Thursday 21 July 2011

It's graduation week.  There are 15 ceremonies at the rate of 3 per day, and this year I am attending 10 - 4 where I am Presiding Officer and 6 where I am attending but taking no formal role.  Apart from the ceremonies at which I preside, I also attend all those where there is a Senate Award winner, plus one or two others for reasons such as an honorary graduate who is known to me.

It's not actually the ceremonies I want to comment on today, but the lunches.  I know these will be a closed world to most readers of this blog.  Each day during graduation week there is a special lunch served at which the university hosts each day's honorary graduates and their families, as well as a number of civic dignitaries who come to take part in the ceremonies - the Lord Mayor, both of our local Bishops, the Lord Lieutenant, the Master Cutler and so on. The University contingent is made up of those who are reading the names and those who are presiding at that day's ceremonies, with other members of the Unviersity Executive Board attending when they can.

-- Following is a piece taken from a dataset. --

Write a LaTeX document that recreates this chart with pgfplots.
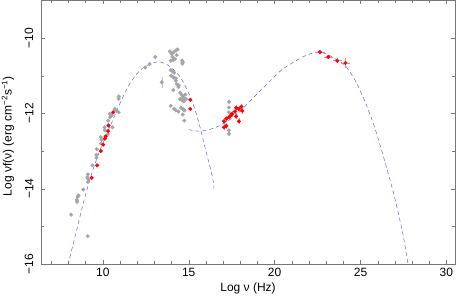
\documentclass[border=0pt]{standalone}
\usepackage{fontspec}
\setmainfont{Liberation Sans}
\usepackage{pgfplots}
\pgfplotsset{compat=1.18}
\definecolor{curveblue}{RGB}{95,95,235}
\definecolor{ptgray}{RGB}{165,165,165}
\definecolor{errgray}{RGB}{195,195,195}
\definecolor{errred}{RGB}{255,130,130}
\definecolor{axgray}{RGB}{120,120,120}
\begin{document}
\begin{tikzpicture}
\useasboundingbox (-41pt,-32pt) rectangle (422pt,264pt);
\begin{axis}[
  at={(0,0)}, anchor=south west,
  scale only axis, width=414pt, height=263.5pt,
  xmin=6.4, xmax=30.5, ymin=-16, ymax=-9,
  xtick={10,15,20,25,30}, minor xtick={7,8,...,30},
  ytick={-16,-14,-12,-10}, yticklabels={−16,−14,−12,−10},
  minor ytick={-15,-13,-11,-9},
  tick align=inside, major tick length=4pt, minor tick length=3pt,
  axis line style={axgray}, tick style={axgray, line width=0.4pt},
  every tick label/.append style={font=\fontsize{12}{14}\selectfont},
  yticklabel style={rotate=90, anchor=south, inner sep=0pt},
  yticklabel shift=7.5pt,
  xticklabel style={inner sep=0pt},
  xticklabel shift=4pt,
  xlabel={Log ν (Hz)},
  ylabel={Log νf(ν) (erg cm\textsuperscript{−2}s\textsuperscript{−1})},
  every axis x label/.style={at={(axis description cs:0.5,-0.105)}, anchor=base, font=\fontsize{12}{14}\selectfont},
  every axis y label/.style={at={(axis description cs:-0.0797,0.485)}, anchor=center, rotate=90, font=\fontsize{12}{14}\selectfont},
  /pgf/number format/assume math mode=true,
  clip=true,
]
% synchrotron model
\addplot[curveblue, line width=0.5pt, dash pattern=on 4pt off 3pt, smooth, tension=0.5] coordinates {
(7.90,-16.20) (7.99,-15.98) (8.38,-15.28) (8.86,-14.39) (9.35,-13.60) (9.83,-12.98)
(10.40,-12.37) (10.98,-11.75) (11.56,-11.22) (12.14,-10.87) (12.72,-10.69)
(13.29,-10.63) (13.87,-10.74) (14.45,-11.00) (14.84,-11.31) (15.22,-11.70)
(15.61,-12.28) (15.99,-12.98) (16.38,-13.69) (16.47,-14.00)
};
% inverse Compton model
\addplot[curveblue, line width=0.5pt, dash pattern=on 4pt off 3pt, smooth, tension=0.5] coordinates {
(14.99,-12.43) (15.32,-12.46) (15.61,-12.47) (16.09,-12.44) (16.57,-12.37)
(17.05,-12.26) (17.53,-12.12) (18.02,-11.94) (18.50,-11.70) (18.98,-11.48)
(19.46,-11.26) (19.94,-11.04) (20.42,-10.84) (20.91,-10.69) (21.39,-10.56)
(21.77,-10.47) (22.20,-10.40) (22.60,-10.37) (23.10,-10.44) (23.60,-10.57)
(24.09,-10.72) (24.66,-11.10) (25.24,-11.66) (25.82,-12.37) (26.40,-13.25)
(26.98,-14.22) (27.46,-15.19) (27.71,-15.85) (27.80,-16.10)
};
% archival (gray) data
\addplot[only marks, mark=*, mark size=1.8pt, color=ptgray,
  error bars/.cd, y dir=both, y explicit, x dir=both, x explicit,
  error bar style={errgray, line width=0.5pt}, error mark=none] coordinates {
(8.15,-14.69) (9.12,-15.26) (8.48,-14.30) (8.53,-14.22) (8.50,-14.35) (8.58,-14.18)
(8.86,-14.02) (9.10,-13.70) (9.13,-13.82) (9.16,-13.75) (9.13,-13.62) (9.40,-13.38)
(9.62,-13.10) (9.65,-12.95) (9.63,-13.18) (9.88,-12.63) (9.92,-12.70) (9.90,-12.80)
(10.10,-12.37) (10.12,-12.45) (10.31,-12.19) (10.30,-12.55) (10.40,-12.01) (10.42,-12.10)
(10.56,-12.37) (10.52,-12.05) (10.69,-11.88) (10.79,-11.93) (10.92,-11.61) (10.93,-11.55)
(10.92,-11.97)
(12.47,-10.78) (12.72,-10.69) (13.05,-10.50) (13.43,-11.17) +- (0,0.15)
(13.90,-10.35) (14.00,-10.42) (14.10,-10.38) (14.25,-10.33) (14.35,-10.30) (14.30,-10.45)
(14.05,-10.50) (13.95,-10.60) (14.10,-10.58) (14.20,-10.55)
(14.62,-10.60) (14.63,-10.68) (14.65,-10.64)
(13.95,-10.85) (14.05,-10.88) (14.15,-10.92) (13.98,-11.00) (14.12,-11.05) (14.25,-11.07)
(14.25,-11.13) (14.30,-11.22) (14.40,-11.30) (14.42,-11.25) (14.10,-11.38)
(14.50,-11.45) (14.58,-11.50) (14.65,-11.55) (14.72,-11.60) (14.50,-11.62) (14.60,-11.65)
(14.72,-11.68) (14.80,-11.50) (14.85,-11.62)
(13.95,-11.80) +- (0.08,0) (14.15,-11.88) +- (0.08,0) (14.25,-11.92) (14.40,-11.95) +- (0.08,0)
(14.55,-11.85) (14.65,-11.88) +- (0.08,0)
(14.75,-11.92) (14.74,-12.19) (14.65,-12.03)
(17.34,-11.69) +- (0,0.05) (17.34,-11.84) (17.34,-11.97) (17.34,-12.45) (17.34,-12.54) +- (0,0.05)
};
% simultaneous (red) data
\addplot[only marks, mark=*, mark size=1.8pt, color=red,
  error bars/.cd, y dir=both, y explicit, x dir=both, x explicit,
  error bar style={errred, line width=0.5pt}, error mark=none] coordinates {
(9.35,-13.71) (9.67,-13.38) (9.88,-13.00) (10.02,-12.83) (10.12,-12.67) (10.16,-12.61)
(10.31,-12.47) (10.33,-12.32) (10.60,-11.97)
(15.09,-11.64) (15.09,-11.88)
(17.05,-12.21) +- (0.05,0.08) (17.05,-12.37) +- (0.05,0.08) (17.19,-12.14) +- (0.05,0.08)
(17.19,-12.33) +- (0.05,0.08) (17.34,-12.10) +- (0.05,0.08) (17.44,-12.06) +- (0.05,0.08)
(17.53,-12.01) +- (0.05,0.08) (17.69,-11.95) +- (0.05,0.08) (17.76,-12.08) +- (0.05,0.08)
(17.76,-11.85) +- (0.05,0.08) (17.92,-11.88) +- (0.05,0.08) (17.92,-12.21) +- (0.05,0.08)
(18.07,-11.82) +- (0.05,0.08) (18.11,-11.93) +- (0.05,0.08)
(22.64,-10.37) +- (0.27,0.04) (23.12,-10.50) +- (0.27,0.05)
(23.64,-10.60) +- (0.27,0.07) (24.12,-10.66) +- (0.27,0.12)
};
\end{axis}
\end{tikzpicture}
\end{document}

One of the most delightful aspects of these lunches is the conversation - a group of interesting people thrown together for 90 minutes while the Octagon is re-set for the afternoon ceremony. This week I have listened as a colleague from Journalism has given an expert's view of the crisis at News International, discussed opera with a local dignitary, been part of a conversation about the energy conversion for various types of meat, received an explanation of environmental controls on oil rigs off the coast of Africa, and been involved as conversation has flowed over many other topics.

When I first arrived in the university, staff from a variety of departments used to meet together for lunch.  Those around the table varied through time, but among my lunch companions have been an applied mathematician, a sociologist, a scholar of linguistics, colleagues from the Management School, and many others.  The varied conversations that such a mixture engendered seem to me now to be things of the past.  Colleagues today collect a sandwich to eat in their own rooms, or generally eat lunch with others from the same department.  Is it that we have less time, or that we are no longer as interested in wider concerns as we once were (perhaps made narrower by the focus on the RAE)?

But there is little to compare with gentle conversation with those from very diferent backgrounds to set the mind on to new tracks and create new lines of thought.  That's why I particularly enjoy the graduation lunches that I am privileged to attend as a member of the University Executive Board: they are very stimulating events.  I am very lucky to have the chance to be there - and I recognise and acknowledge that good fortune.